Another scholar notes that “Many small towns in Tamil Nadu that have experienced a rapid and important growth such as Tiruppur, Bhavani, Arani, Tiruchengode.… Their productive units are involved in multi-regional links and eventually they concentrate capabilities to directly trade internationally.”
We therefore have evidence that at least some part of the small-town urbanization in India is based on residents capitalizing on transnational economic opportunities. However, while the dynamics of urbanization in small-town India are now relatively better understood, the different ways in which these dynamics are linked to globalization have to be explored further.
Finance also enables easy remittances, and the Indian diaspora is one of the largest remitters in the world. It would seem that in smaller towns and villages that are centers of out-migration, the remittance economy would be an important causal factor leading to urbanization.
One paper reviewing studies on India’s small-town dynamics (2015) notes that “remittances of international migrants are an important source of finance for small enterprises in small urban settlements. They also affect the spatial morphology and quality of life in towns through increased construction activity and change in consumption practices.”

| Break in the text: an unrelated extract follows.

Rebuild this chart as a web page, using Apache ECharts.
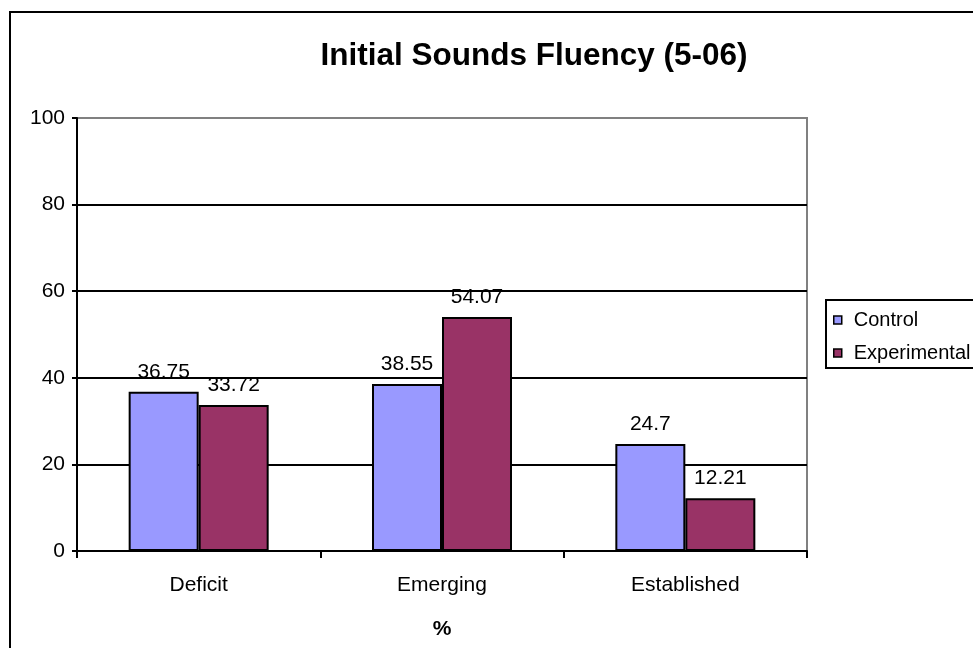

This impact of remittances on urbanization has been studied in Kerala and Goa, but research on this issue seems scanty.
While this is a preliminary review and therefore not exhaustive, it appears that there are many understudied aspects of globalization in India, from the continuing effects on large metropolises to the remittance economy and the broader urban processes prevalent in small-town India. However, after three decades of globalization in India, it is evident that the study of urbanization in an open economy is to also study the impact of global economic forces on India’s towns and cities.